# INPUT ROWS:

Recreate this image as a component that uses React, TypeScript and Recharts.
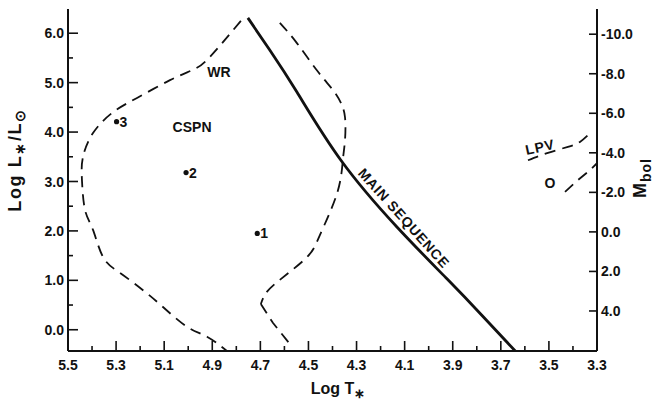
import React from 'react';
import { ComposedChart, Line, Scatter, XAxis, YAxis } from 'recharts';

// HR diagram: log T* (reversed) against log L*/L⊙, with M_bol on the right.
const INK = '#111111';
const FONT = '"Liberation Sans", Arial, sans-serif';

// plot box in px, chart margins/axis sizes below are chosen to land on these
const PLOT_LEFT = 68;
const PLOT_RIGHT = 597;
const PLOT_TOP = 9;
const PLOT_BOTTOM = 351;

const X_DOMAIN = [3.3, 5.5];
const LOGL_DOMAIN = [-0.43, 6.49];
// M_bol = 4.95 - 2.5 log L, evaluated at the ends of LOGL_DOMAIN
const MBOL_DOMAIN = [-11.275, 6.025];

const X_MAJOR_TICKS = [5.5, 5.3, 5.1, 4.9, 4.7, 4.5, 4.3, 4.1, 3.9, 3.7, 3.5, 3.3];
const X_MINOR_TICKS = [5.4, 5.2, 5.0, 4.8, 4.6, 4.4, 4.2, 4.0, 3.8, 3.6, 3.4];
const LOGL_MAJOR_TICKS = [0, 1, 2, 3, 4, 5, 6];
const LOGL_MINOR_TICKS = [0.5, 1.5, 2.5, 3.5, 4.5, 5.5];
const MBOL_TICKS = [-10, -8, -6, -4, -2, 0, 2, 4];

const mainSequence = [
  { x: 4.752, y: 6.31 },
  { x: 4.661, y: 5.66 },
  { x: 4.548, y: 4.81 },
  { x: 4.365, y: 3.43 },
  { x: 4.132, y: 2.08 },
  { x: 3.924, y: 1.03 },
  { x: 3.78, y: 0.3 },
  { x: 3.64, y: -0.43 },
];

const cspnOuter = [
  { x: 4.781, y: 6.25 },
  { x: 4.91, y: 5.52 },
  { x: 4.98, y: 5.26 },
  { x: 5.076, y: 5.05 },
  { x: 5.213, y: 4.69 },
  { x: 5.313, y: 4.4 },
  { x: 5.396, y: 3.98 },
  { x: 5.438, y: 3.49 },
  { x: 5.442, y: 3.03 },
  { x: 5.429, y: 2.42 },
  { x: 5.396, y: 2.02 },
  { x: 5.354, y: 1.47 },
  { x: 5.284, y: 1.15 },
  { x: 5.188, y: 0.8 },
  { x: 5.105, y: 0.46 },
  { x: 5.005, y: 0.06 },
  { x: 4.922, y: -0.14 },
  { x: 4.839, y: -0.43 },
];

const cspnInnerUpper = [
  { x: 4.619, y: 6.21 },
  { x: 4.548, y: 5.8 },
  { x: 4.465, y: 5.25 },
  { x: 4.398, y: 4.85 },
  { x: 4.365, y: 4.59 },
  { x: 4.348, y: 4.3 },
  { x: 4.348, y: 3.84 },
  { x: 4.357, y: 3.43 },
  { x: 4.381, y: 2.76 },
  { x: 4.452, y: 1.92 },
  { x: 4.506, y: 1.47 },
  { x: 4.619, y: 1.01 },
  { x: 4.677, y: 0.74 },
  { x: 4.698, y: 0.52 },
];

const cspnInnerLower = [
  { x: 4.698, y: 0.52 },
  { x: 4.648, y: 0.14 },
  { x: 4.577, y: -0.29 },
];

const lpvLine = [
  { x: 3.587, y: 3.43 },
  { x: 3.504, y: 3.58 },
  { x: 3.421, y: 3.7 },
  { x: 3.371, y: 3.8 },
  { x: 3.329, y: 3.98 },
];

const oLine = [
  { x: 3.433, y: 2.79 },
  { x: 3.379, y: 3.03 },
  { x: 3.329, y: 3.23 },
  { x: 3.3, y: 3.37 },
];

const stars = [
  { x: 4.713, y: 1.95, label: '1' },
  { x: 5.009, y: 3.18, label: '2' },
  { x: 5.298, y: 4.21, label: '3' },
];

const annotations = [
  { x: 4.872, y: 5.21, text: 'WR', angle: 0, size: 14 },
  { x: 4.984, y: 4.1, text: 'CSPN', angle: 0, size: 14 },
  { x: 4.103, y: 2.26, text: 'MAIN SEQUENCE', angle: 48, size: 14 },
  { x: 3.537, y: 3.7, text: 'LPV', angle: -12, size: 14 },
  { x: 3.496, y: 2.97, text: 'O', angle: 0, size: 14 },
];

const textStyle = { fontFamily: FONT, fontWeight: 700, fill: INK };

const BottomTick = (props: any) => {
  const { x, payload } = props;
  const major = X_MAJOR_TICKS.includes(payload.value);
  return (
    <g>
      <line x1={x} x2={x} y1={PLOT_BOTTOM} y2={PLOT_BOTTOM - (major ? 10 : 5)} stroke={INK} strokeWidth={1.6} />
      {major ? (
        <text x={x} y={370} textAnchor="middle" fontSize={14} {...textStyle}>
          {payload.value.toFixed(1)}
        </text>
      ) : null}
    </g>
  );
};

const TopTick = (props: any) => {
  const { x, payload } = props;
  const major = X_MAJOR_TICKS.includes(payload.value);
  return <line x1={x} x2={x} y1={PLOT_TOP} y2={PLOT_TOP + (major ? 10 : 5)} stroke={INK} strokeWidth={1.6} />;
};

const LeftTick = (props: any) => {
  const { y, payload } = props;
  const major = LOGL_MAJOR_TICKS.includes(payload.value);
  return (
    <g>
      <line x1={PLOT_LEFT} x2={PLOT_LEFT + (major ? 10 : 5)} y1={y} y2={y} stroke={INK} strokeWidth={1.6} />
      {major ? (
        <text x={PLOT_LEFT - 4} y={y} dy="0.36em" textAnchor="end" fontSize={14} {...textStyle}>
          {payload.value.toFixed(1)}
        </text>
      ) : null}
    </g>
  );
};

const RightTick = (props: any) => {
  const { y, payload } = props;
  return (
    <g>
      <line x1={PLOT_RIGHT} x2={PLOT_RIGHT - 8} y1={y} y2={y} stroke={INK} strokeWidth={1.6} />
      <text x={PLOT_RIGHT + 4} y={y} dy="0.36em" textAnchor="start" fontSize={14} {...textStyle}>
        {payload.value.toFixed(1)}
      </text>
    </g>
  );
};

const StarShape = (props: any) => {
  const { cx, cy, payload } = props;
  return (
    <g>
      <circle cx={cx} cy={cy} r={2.6} fill={INK} />
      <text x={cx + 3} y={cy} dy="0.36em" fontSize={14} {...textStyle}>
        {payload.label}
      </text>
    </g>
  );
};

const AnnotationShape = (props: any) => {
  const { cx, cy, payload } = props;
  return (
    <text
      x={cx}
      y={cy}
      dy="0.36em"
      textAnchor="middle"
      fontSize={payload.size}
      letterSpacing={payload.angle ? 0.8 : 0}
      transform={`rotate(${payload.angle}, ${cx}, ${cy})`}
      {...textStyle}
    >
      {payload.text}
    </text>
  );
};

const XTitle = () => (
  <text x={338} y={394} textAnchor="middle" fontSize={16} {...textStyle}>
    Log T
    <tspan dy={4} fontSize={13}>∗</tspan>
  </text>
);

const YTitle = () => (
  <text
    x={21}
    y={160}
    textAnchor="middle"
    fontSize={18}
    letterSpacing={1.6}
    transform="rotate(-90, 21, 160)"
    {...textStyle}
  >
    Log L
    <tspan dy={4} fontSize={14}>∗</tspan>
    <tspan dy={-4}>/L</tspan>
    <tspan dy={4} fontSize={14}>⊙</tspan>
  </text>
);

const MbolTitle = () => (
  <text
    x={646}
    y={178}
    textAnchor="middle"
    fontSize={18}
    letterSpacing={1}
    transform="rotate(-90, 646, 178)"
    {...textStyle}
  >
    M
    <tspan dy={5} fontSize={14}>bol</tspan>
  </text>
);

const dashed = { stroke: INK, strokeWidth: 1.8, strokeDasharray: '11 7' };

export default function App() {
  return (
    <div style={{ position: 'absolute', left: 0, top: 0, width: 660, height: 409, background: '#fff' }}>
      <ComposedChart width={660} height={409} margin={{ top: PLOT_TOP, right: 0, bottom: 0, left: 0 }}>
        <XAxis
          xAxisId="t"
          dataKey="x"
          type="number"
          domain={X_DOMAIN}
          reversed
          allowDataOverflow
          ticks={[...X_MAJOR_TICKS, ...X_MINOR_TICKS].sort((a, b) => b - a)}
          interval={0}
          height={409 - PLOT_BOTTOM}
          tick={BottomTick}
          tickLine={false}
          axisLine={{ stroke: INK, strokeWidth: 2 }}
          label={XTitle}
        />
        <XAxis
          xAxisId="top"
          orientation="top"
          type="number"
          domain={X_DOMAIN}
          reversed
          allowDataOverflow
          ticks={[...X_MAJOR_TICKS, ...X_MINOR_TICKS].sort((a, b) => b - a)}
          interval={0}
          height={0}
          tick={TopTick}
          tickLine={false}
          axisLine={{ stroke: INK, strokeWidth: 2 }}
        />
        <YAxis
          yAxisId="l"
          type="number"
          domain={LOGL_DOMAIN}
          allowDataOverflow
          ticks={[...LOGL_MAJOR_TICKS, ...LOGL_MINOR_TICKS].sort((a, b) => a - b)}
          interval={0}
          width={PLOT_LEFT}
          tick={LeftTick}
          tickLine={false}
          axisLine={{ stroke: INK, strokeWidth: 2 }}
          label={YTitle}
        />
        <YAxis
          yAxisId="mbol"
          orientation="right"
          type="number"
          domain={MBOL_DOMAIN}
          reversed
          allowDataOverflow
          ticks={MBOL_TICKS}
          interval={0}
          width={660 - PLOT_RIGHT}
          tick={RightTick}
          tickLine={false}
          axisLine={{ stroke: INK, strokeWidth: 2 }}
          label={MbolTitle}
        />

        <Line xAxisId="t" yAxisId="l" data={mainSequence} dataKey="y" type="natural" stroke={INK} strokeWidth={2.8} dot={false} isAnimationActive={false} />
        <Line xAxisId="t" yAxisId="l" data={cspnOuter} dataKey="y" type="natural" {...dashed} dot={false} isAnimationActive={false} />
        <Line xAxisId="t" yAxisId="l" data={cspnInnerUpper} dataKey="y" type="natural" {...dashed} dot={false} isAnimationActive={false} />
        <Line xAxisId="t" yAxisId="l" data={cspnInnerLower} dataKey="y" type="linear" {...dashed} dot={false} isAnimationActive={false} />
        <Line xAxisId="t" yAxisId="l" data={lpvLine} dataKey="y" type="natural" {...dashed} dot={false} isAnimationActive={false} />
        <Line xAxisId="t" yAxisId="l" data={oLine} dataKey="y" type="linear" {...dashed} dot={false} isAnimationActive={false} />

        <Scatter xAxisId="t" yAxisId="l" data={stars} dataKey="y" shape={StarShape} isAnimationActive={false} />
        <Scatter xAxisId="t" yAxisId="l" data={annotations} dataKey="y" shape={AnnotationShape} isAnimationActive={false} />
      </ComposedChart>
    </div>
  );
}
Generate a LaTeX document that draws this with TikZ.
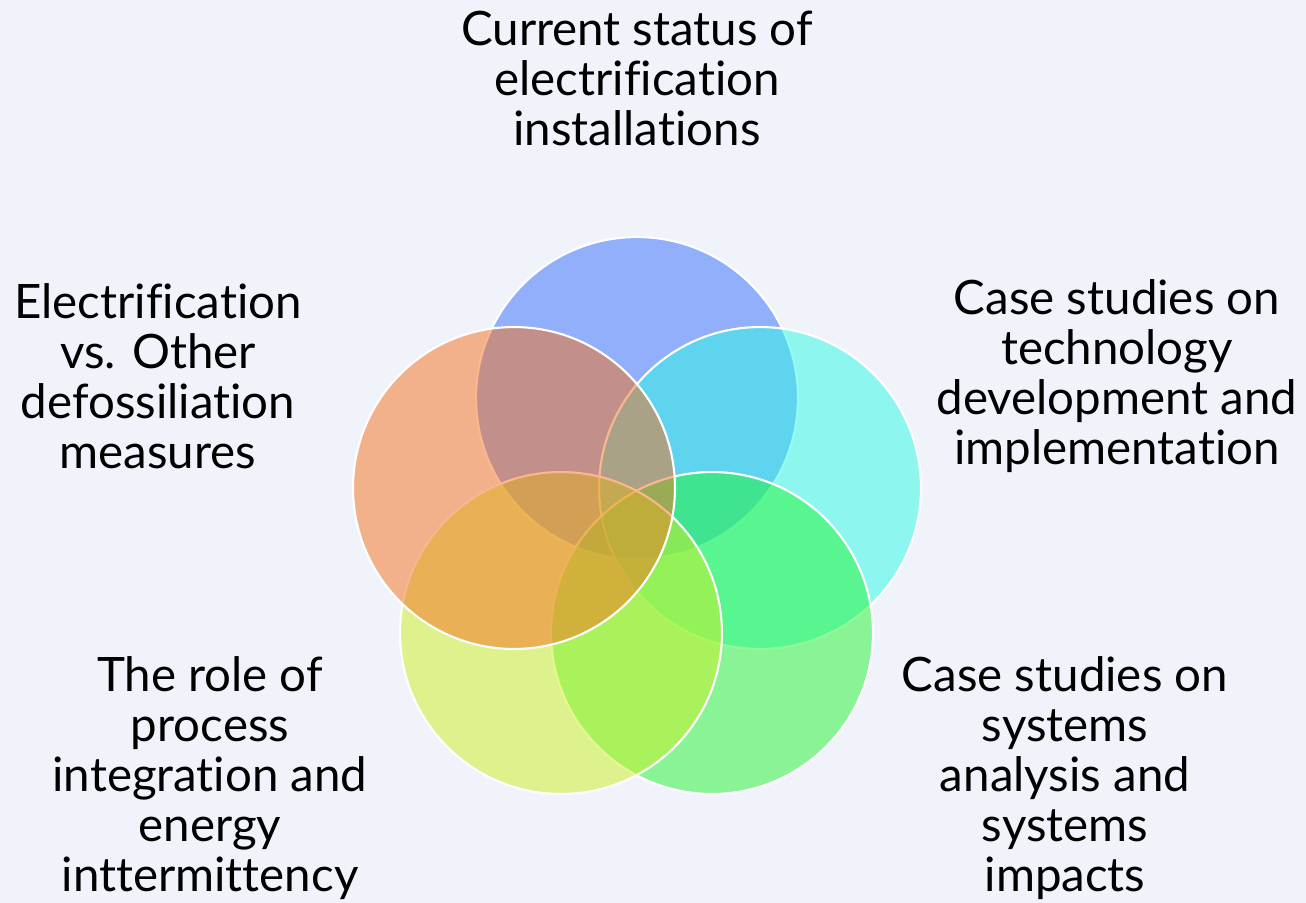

# WHAT IS BEING ASKED:
Only the lines from the start of the material through the line containing "const MBOL_DOMAIN = [-11.275, 6.025];" should be transcribed. Pictures stay out.

# TASK SOLUTION:
Recreate this image as a component that uses React, TypeScript and Recharts.
import React from 'react';
import { ComposedChart, Line, Scatter, XAxis, YAxis } from 'recharts';

// HR diagram: log T* (reversed) against log L*/L⊙, with M_bol on the right.
const INK = '#111111';
const FONT = '"Liberation Sans", Arial, sans-serif';

// plot box in px, chart margins/axis sizes below are chosen to land on these
const PLOT_LEFT = 68;
const PLOT_RIGHT = 597;
const PLOT_TOP = 9;
const PLOT_BOTTOM = 351;

const X_DOMAIN = [3.3, 5.5];
const LOGL_DOMAIN = [-0.43, 6.49];
// M_bol = 4.95 - 2.5 log L, evaluated at the ends of LOGL_DOMAIN
const MBOL_DOMAIN = [-11.275, 6.025];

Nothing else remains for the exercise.